Blauen Institut
Florianne Koechlin

Schwatzhafte Tomate, wehrhafter Tabak

Der wilde Tabak kommuniziert ständig mit seiner Nachbarschaft, belauscht fremde Duft-Nachrichten, lockt mit Duftstoffen gezielt Nützlinge an, produziert nach Bedarf hohe Mengen an Nikotin und besitzt ein ganzes Arsenal an weiteren Abwehrstrategien. Er kann sogar Kolibris so manipulieren, dass sie ihn bestäuben kommen.

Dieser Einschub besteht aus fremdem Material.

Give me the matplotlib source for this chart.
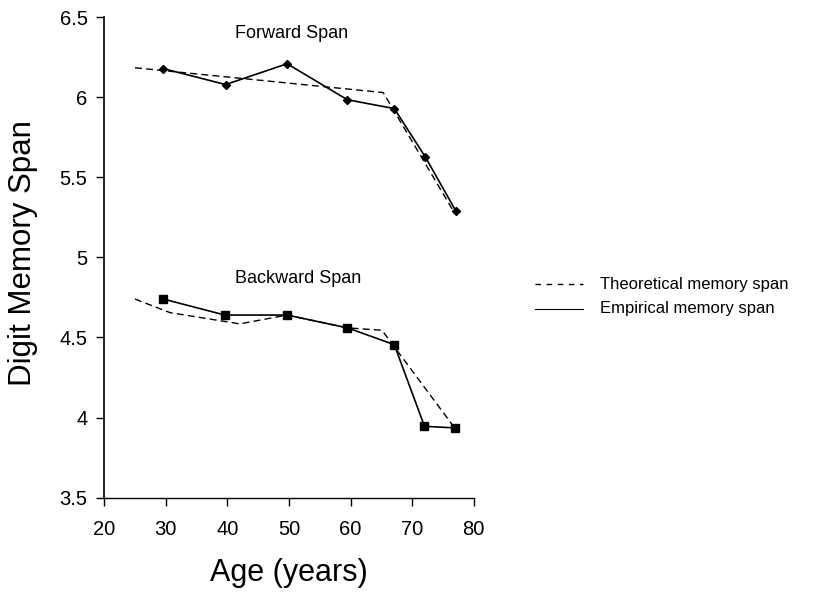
import matplotlib.pyplot as plt

plt.rcParams["font.family"] = ["Liberation Sans", "DejaVu Sans"]

# forward span
fwd_age = [29.6, 39.7, 49.7, 59.5, 67.1, 72.1, 77.1]
fwd_emp = [6.18, 6.08, 6.21, 5.985, 5.93, 5.63, 5.29]
fwd_theo_age = [25, 65.3, 77]
fwd_theo = [6.185, 6.03, 5.27]

# backward span
bwd_age = [29.6, 39.6, 49.7, 59.5, 67.1, 72.0, 77.0]
bwd_emp = [4.74, 4.64, 4.64, 4.56, 4.455, 3.945, 3.935]
bwd_theo_age = [25, 30.7, 42, 49.7, 59.5, 65.1, 77]
bwd_theo = [4.74, 4.655, 4.585, 4.64, 4.56, 4.545, 3.93]

fig = plt.figure(figsize=(8.14, 5.98), dpi=100)
ax = fig.add_axes([0.128, 0.168, 0.454, 0.803])

ax.plot(fwd_theo_age, fwd_theo, color="black", lw=1.0, ls=(0, (5, 3)))
ax.plot(fwd_age, fwd_emp, color="black", lw=1.2, marker="D", ms=4)
ax.plot(bwd_theo_age, bwd_theo, color="black", lw=1.0, ls=(0, (5, 3)))
ax.plot(bwd_age, bwd_emp, color="black", lw=1.2, marker="s", ms=5.5)

ax.text(50.5, 6.4, "Forward Span", ha="center", va="center", fontsize=13)
ax.text(51.5, 4.87, "Backward Span", ha="center", va="center", fontsize=13)

ax.set_xlim(20, 80)
ax.set_ylim(3.5, 6.5)
ax.set_xticks([20, 30, 40, 50, 60, 70, 80])
ax.set_yticks([3.5, 4, 4.5, 5, 5.5, 6, 6.5])
ax.set_yticklabels(["3.5", "4", "4.5", "5", "5.5", "6", "6.5"])
ax.tick_params(labelsize=14.5, length=6, width=1, direction="out", pad=6)
ax.tick_params(axis="x", pad=10)
for s in ["top", "right"]:
    ax.spines[s].set_visible(False)
ax.spines["left"].set_linewidth(1.2)
ax.spines["bottom"].set_linewidth(1.0)

ax.set_xlabel("Age (years)", fontsize=22, labelpad=14)
ax.set_ylabel("Digit Memory Span", fontsize=22.5)
ax.yaxis.set_label_coords(-0.178, 0.51)

# legend drawn by hand at right
fig.lines.append(plt.Line2D([535 / 814, 583 / 814], [1 - 284 / 598] * 2, color="black",
                            lw=1.0, ls=(0, (4, 4)), transform=fig.transFigure))
fig.lines.append(plt.Line2D([535 / 814, 583 / 814], [1 - 309 / 598] * 2, color="black",
                            lw=0.8, transform=fig.transFigure))
fig.text(600 / 814, 1 - 284 / 598, "Theoretical memory span", fontsize=12, va="center")
fig.text(600 / 814, 1 - 309 / 598, "Empirical memory span", fontsize=12, va="center")

fig.savefig("out.png", dpi=100)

Er ist nicht allein. Alle Pflanzen unterhalten lebhafte Beziehungen mit ihrer Umgebung und kommunizieren mit Duftstoffen. Sie erinnern sich an vergangene Ereignisse und lernen aus diesen Erfahrungen. Unter dem Boden bilden sie umfangreiche Netzsysteme aus Wurzeln und Pilzen, über die sie Nährstoffe und sogar auch Informationen austauschen – ein ‚Internet der Pflanzengemeinschaften’ in noch ungeahntem Ausmass. Manche Forscher halten sie gar für intelligent.

Mich hat diese phantastische Welt der Pflanzen in den Bann gezogen; ich besuchte in den letzten zehn Jahren zahlreiche Forscherinnen und Wissenschaftler, Bäuerinnen und Philosophen in ganz Europa, aber auch in Indien, Kenia oder Aegypten.

«Schwatzhafte Tomate, wehrhafter Tabak» ist ein Fazit dieser zehn Jahre und enthält ältere (überarbeitete) sowie neue Texte. Das wirklich faszinierende ist, dass da Jahr für Jahr ein neues, sehr viel komplexeres Bild der Pflanzenwelt zusammenwächst. Ein Forscher meinte mir gegenüber: Je mehr wir forschen, desto mehr nimmt nicht etwa unser Wissen, sondern vor allem unser Nichtwissen zu.

Was aber bringt dieses Wissen, dass Pflanzen rege kommunizieren und hervorragende Networkerinnen sind? Dass sie also viel nuancierter mit ihrer Umwelt interagieren als bisher angenommen? Was konkret bedeutet dies für die Landwirtschaft? Sie steht vor gigantischen Herausforderungen: Klimaextreme, endliche Ressourcen, erodierte Böden und wachsenede Bevölkerung. Und warum werden Pflanzen in unserer Gesellschaft so anders bewertet als Tiere? Zumindest «höhere» Tiere sind kleine Sachen mehr. Sie haben gewisse Rechte. Es gibt Vorschriften über artgerechte Tierhaltung. Die Frage bleibt, ob nicht auch Pflanzen mehr Respekt verdienen und ob nicht auch sie Rechte haben sollen.